I know there is an emergency stop button plugin, but how hard would it be to have a physical button to trigger it?
That could be a case for our plugin guru @jneilliii
I did see this once, which is similar idea
Unnecessary for me to do anything. I think the Enclosure plugin supports that if I'm not mistaken. Or possibly this one..
Configuration couldn’t be simpler, all you need is to configure listening board pin (board mode) and if the second switch terminal is connected to ground or 3.3V.
What's a "Listening board"?
I assume that would be a GPIO pin on your Raspberry Pi that it monitors.
Edit: Looking at the code, I suspect that is correct because it's using RPi.GPIO library in the plugin.
Additional warnings on their github repo...
Let me just use this thread to add some more questions
Whats "board mode"?
And according to the official spread sheets for the GPio pins it might be ok to connect a switch to
Pin 30 (Ground)
Pin 40 (GPIO021)
Is the "switch" meant to be a push button/momentary like a reset switch, or should it be a breaker?
there are 3 methods to address Pis pins:
Often the naming is mixed up.
I have 2 OctoPrint plugins, which named different numbering "board-mode".

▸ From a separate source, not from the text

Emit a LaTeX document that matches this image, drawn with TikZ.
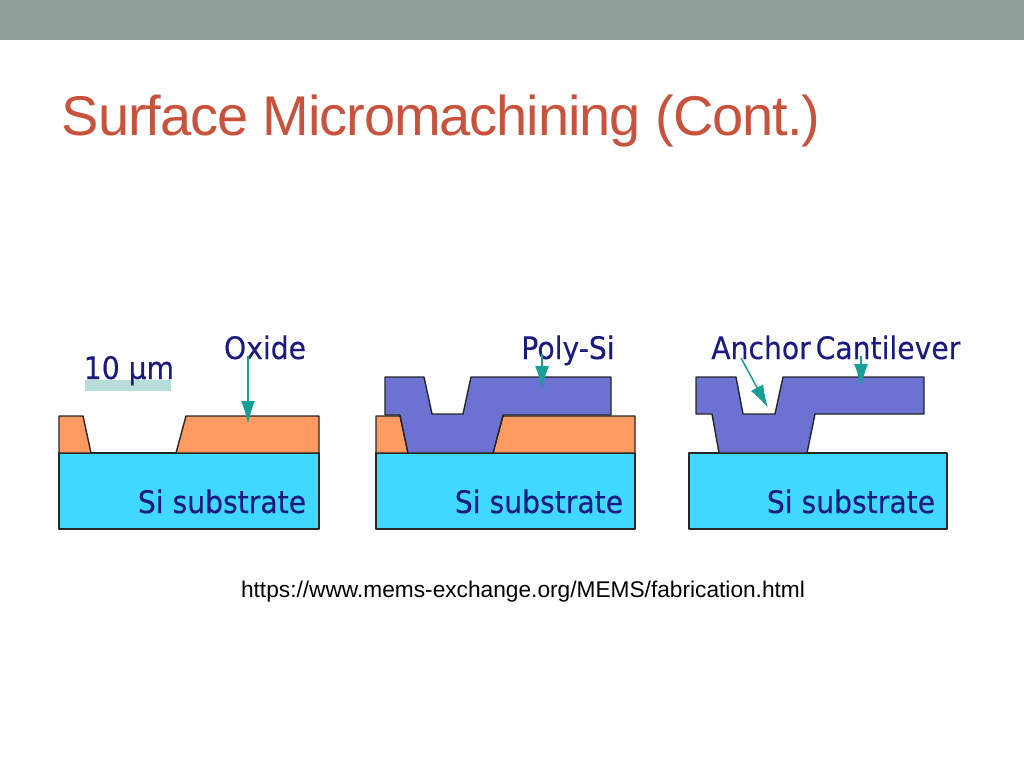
\documentclass[tikz,border=0pt]{standalone}
\usepackage{fontspec}
\setmainfont{Liberation Sans}
\newfontfamily\labelfont[FakeStretch=0.91,FakeBold=0.25]{DejaVu Sans}
\newfontfamily\titlefont[LetterSpace=-1.9]{Liberation Sans}
\usepackage{xcolor}
\definecolor{band}{HTML}{8F9F98}
\definecolor{titlered}{HTML}{C9523C}
\definecolor{substrate}{HTML}{40D8FF}
\definecolor{oxide}{HTML}{FF9A60}
\definecolor{poly}{HTML}{6B72D2}
\definecolor{pointer}{HTML}{169E98}
\definecolor{scalebar}{HTML}{B8DEDC}
\definecolor{labelblue}{HTML}{1A1A80}
\usetikzlibrary{arrows.meta}
\tikzset{
  layer/.style={draw=black!85,line width=1.4pt,line join=round},
  lbl/.style={font=\labelfont\fontsize{31}{36}\selectfont,text=labelblue,inner sep=0pt,anchor=base},
  pointerarrow/.style={draw=pointer,line width=1.5pt,-{Latex[length=23pt,width=14pt]}}
}
\begin{document}
\begin{tikzpicture}[x=1pt,y=-1pt]
\useasboundingbox (0,0) rectangle (1024,768);
\fill[band] (0,0) rectangle (1024,40);
\node[text=titlered,inner sep=0pt] (title) at (441,121) {\titlefont\fontsize{56}{60}\selectfont Surface Micromachining (Cont.)};
\node[inner sep=0pt] (source) at (523,592) {\fontsize{22.7}{26}\selectfont https://www.mems-exchange.org/MEMS/fabrication.html};

% first step
\fill[scalebar] (85,380) rectangle (171,391);
\draw[layer,fill=substrate] (59,453) rectangle (319,529);
\draw[layer,fill=oxide] (59,453) -- (59,416) -- (83,416) -- (91,453) -- cycle;
\draw[layer,fill=oxide] (176,453) -- (186,416) -- (319,416) -- (319,453) -- cycle;
\node[lbl] (scale) at (129,379) {10 µm};
\node[lbl] (oxidelabel) at (265,359) {Oxide};
\node[lbl] (si1) at (222,513) {Si substrate};
\coordinate (oxidetip) at (248,424);
\draw[pointerarrow] (oxidelabel.south -| oxidetip) ++(0,-4) -- (oxidetip);

% second step
\draw[layer,fill=substrate] (376,453) rectangle (635,529);
\draw[layer,fill=oxide] (376,453) -- (376,416) -- (400,416) -- (408,453) -- cycle;
\draw[layer,fill=oxide] (493,453) -- (503,416) -- (635,416) -- (635,453) -- cycle;
\draw[layer,fill=poly] (385,377) -- (424,377) -- (432,414) -- (463,414) -- (471,377) -- (611,377) -- (611,415) -- (503,415)
  -- (493,453) -- (408,453) -- (400,415) -- (385,415) -- cycle;
\node[lbl] (polylabel) at (568,359) {Poly-Si};
\node[lbl] (si2) at (539,513) {Si substrate};
\coordinate (polytip) at (542,389);
\draw[pointerarrow] (polylabel.south -| polytip) ++(0,-12) -- (polytip);

% third step
\draw[layer,fill=substrate] (689,453) rectangle (947,529);
\draw[layer,fill=poly] (696,377) -- (736,377) -- (743,414) -- (775,414) -- (783,377) -- (924,377) -- (924,414) -- (815,414)
  -- (807,453) -- (719,453) -- (712,414) -- (696,414) -- cycle;
\node[lbl] (anchorlabel) at (761,359) {Anchor};
\node[lbl] (cantlabel) at (888,359) {Cantilever};
\node[lbl] (si3) at (851,513) {Si substrate};
\coordinate (anchorstart) at (741,358);
\coordinate (anchortip) at (768,408);
\coordinate (canttip) at (861,387);
\draw[pointerarrow] (anchorstart) -- (anchortip);
\draw[pointerarrow] (cantlabel.south -| canttip) ++(0,-4) -- (canttip);
\end{tikzpicture}
\end{document}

Looking at the pinout that @bastelulli posted, it might be easier to connect your switch between Pins 39 and 40 since they are right next to each other (Pin 39 is ground). But Pin 30 for ground would also work, just requires more careful counting to find on the header.
I don't know. Hopefully the documentation for whatever emergency stop plugin you are using should tell you.
EDIT: Looking at the home page for that "Emergency Stop Simplified" plugin, reading between the lines it looks like a regular pushbutton "reset" switch won't work because those switches are normally open (you have to push the button to close the switch). The plugin's homepage says that it is looking for a switch to open, so you would want a normally closed switch that will open when you press it. I haven't dived through the plugin's source to see what happens if the switch is held open (like what would happen with a toggle switch) so I don't have any advice between a push-button or a toggle switch (or even a latching push-button).
It's always a good choice to avoide
GPIO2 / GPIO3 (can be used as I2C)
GPIO10 / GPIO9 / GPIO11 (can be used as SPI)
GPIO14 / GPIO15 (can be used as TX/RX)
GPIO16 / GPIO19 / GPIO20 / GPIO21 (can be used as SPI)
GPIO8 / GPIO7 (can be used as special SPI)
also these pins can be configured as "normal".
But it would be a pitty if one someone in future need a bus connection and the needed pin then is blocked by a push button or whatever.